The 125th Boston Marathon is postponed until fall of 2021 at the earliest, after 2020’s in-person race was also postponed then canceled for the first time in its history.
The race usually takes place on Patriots Day in April, and the Boston Athletic Association announced the parallel postponement Wednesday.
Four-time Boston Marathon finisher Seth Wolfman, a member of the Brighton Bangers Running Club, said the postponement was a reasonable decision.
“It makes sense because it’s just unlikely to be a safe event, even by some miracle that it’s completely changed,” Wolfman said.
The BAA will consult its COVID-19 Medical and Event Operations Advisory Group, as well as local and state governments, to determine the safest time to hold a race next year.
Matti Groll, a member of Tracksmith’s Hare A.C. running club, said he appreciates the BAA’s transparent communication about the event.
“They’re trying to give the information out as quickly as possible, and they’re actually listening to their COVID team,” Groll said. “It’s definitely the right call.”
Jennifer Teig von Hoffman, coaching coordinator for the Boston Bulldogs Running Club, said she has mixed feelings about the postponement
“In a way, I’m disappointed,” Teig von Hoffman said. “But I’m also relieved because I didn’t think it was going to be safe by April to have a road race at the scale of Boston.”
The 2020 Boston Marathon was held virtually in September, during which participants ran the 26.2-mile distance on their own and reported their time to the BAA.
Teig von Hoffman ran the virtual Boston Marathon.
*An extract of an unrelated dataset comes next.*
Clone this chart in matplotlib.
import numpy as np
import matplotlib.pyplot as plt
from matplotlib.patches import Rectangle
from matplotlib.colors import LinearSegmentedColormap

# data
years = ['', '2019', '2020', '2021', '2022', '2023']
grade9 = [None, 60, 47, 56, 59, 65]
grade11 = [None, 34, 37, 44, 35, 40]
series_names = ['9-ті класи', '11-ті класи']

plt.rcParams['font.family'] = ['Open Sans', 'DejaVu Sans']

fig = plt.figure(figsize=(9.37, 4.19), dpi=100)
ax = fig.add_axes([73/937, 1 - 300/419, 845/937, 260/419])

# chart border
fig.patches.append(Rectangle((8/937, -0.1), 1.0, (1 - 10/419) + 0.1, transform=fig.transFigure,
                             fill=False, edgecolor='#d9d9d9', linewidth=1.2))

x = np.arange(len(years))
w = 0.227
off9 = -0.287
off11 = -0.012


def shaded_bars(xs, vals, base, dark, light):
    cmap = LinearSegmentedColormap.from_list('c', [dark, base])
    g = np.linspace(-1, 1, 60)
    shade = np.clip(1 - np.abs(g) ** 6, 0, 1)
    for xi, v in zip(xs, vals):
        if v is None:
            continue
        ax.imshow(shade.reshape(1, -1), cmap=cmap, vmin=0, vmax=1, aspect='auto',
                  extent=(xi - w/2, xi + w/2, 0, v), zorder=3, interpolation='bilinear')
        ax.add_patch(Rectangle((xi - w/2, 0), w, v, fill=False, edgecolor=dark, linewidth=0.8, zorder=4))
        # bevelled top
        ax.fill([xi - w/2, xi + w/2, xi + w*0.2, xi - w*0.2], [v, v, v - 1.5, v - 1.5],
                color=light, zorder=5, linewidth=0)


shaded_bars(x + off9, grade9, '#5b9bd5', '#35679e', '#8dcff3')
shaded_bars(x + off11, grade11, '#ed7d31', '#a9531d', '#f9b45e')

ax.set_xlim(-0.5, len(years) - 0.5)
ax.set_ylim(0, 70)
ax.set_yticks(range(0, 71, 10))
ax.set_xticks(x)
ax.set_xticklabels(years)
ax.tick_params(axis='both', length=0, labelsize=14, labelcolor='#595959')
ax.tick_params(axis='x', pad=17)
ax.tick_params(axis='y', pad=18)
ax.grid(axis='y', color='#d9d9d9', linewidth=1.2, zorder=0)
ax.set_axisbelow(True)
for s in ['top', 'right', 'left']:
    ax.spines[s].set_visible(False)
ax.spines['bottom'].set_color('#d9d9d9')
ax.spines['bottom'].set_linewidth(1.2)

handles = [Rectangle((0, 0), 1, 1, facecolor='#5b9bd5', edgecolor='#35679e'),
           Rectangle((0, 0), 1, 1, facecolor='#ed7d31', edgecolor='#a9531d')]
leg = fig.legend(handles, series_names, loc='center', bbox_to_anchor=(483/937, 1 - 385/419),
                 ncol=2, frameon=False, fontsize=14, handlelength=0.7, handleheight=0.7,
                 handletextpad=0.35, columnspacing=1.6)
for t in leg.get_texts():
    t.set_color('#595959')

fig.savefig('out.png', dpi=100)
While she was disappointed by the announcement at first, she said she was still excited to run because this was her first marathon.
“It was really cool that even though we needed to do it in a different way, there was a way in which it felt like the whole city was just out there for us,” Teig von Hoffman said.
While she was running the race alongside a group of close friends, she said, spectators around the city came out to cheer runners on.
Running clubs across Boston found themselves canceling group runs due to the pandemic. They were unable to meet in large groups without enforcing mask-wearing and social distancing.
Like many other groups in the Greater Boston area, Brighton Bangers and Hare A.C. have canceled all in-person group runs.
Instead, clubs are now encouraging solo running.
Wolfman said wearing a mask and practicing social distancing have become a part of his usual running routine. He has also found new ways to distance himself from crowds when exercising.
“It’s gone from maybe 10-percent trail running to almost 100-percent trail running,” Wolfman said. “When you’re on the trails, it’s easier to avoid people.”
Putting his mask on and taking it off depending on his proximity to other people can make running more stressful, Groll said.
“Running for me used to be a relaxing thing and a way to just step away from work and destress,” Groll said. “Since the pandemic, because there are inevitably people everywhere, it becomes a game of avoiding people.”
Groll said he planned to participate in his first Boston Marathon in 2020, but could not because of the pandemic.
Despite news of the 2021 postponement and announcements of numerous other races staying virtual this year, Groll said the running community is staying positive.
“Runners in Boston are incredibly resilient,” Groll said. “We have a really good community here so that the people that want to race and want to train definitely still are.”
The Boston Bulldogs Running Club has restarted some group runs in accordance with state guidelines and is now participating in virtual races to raise money for local charities, Teig von Hoffman said.
Wolfman said he is hopeful the BAA can host the Marathon in 2021.
“The Boston Marathon’s definitely a part of the fabric of the entire community, not just runners,” Wolfman said. “It’s a loss for everyone, and I hope it comes back.”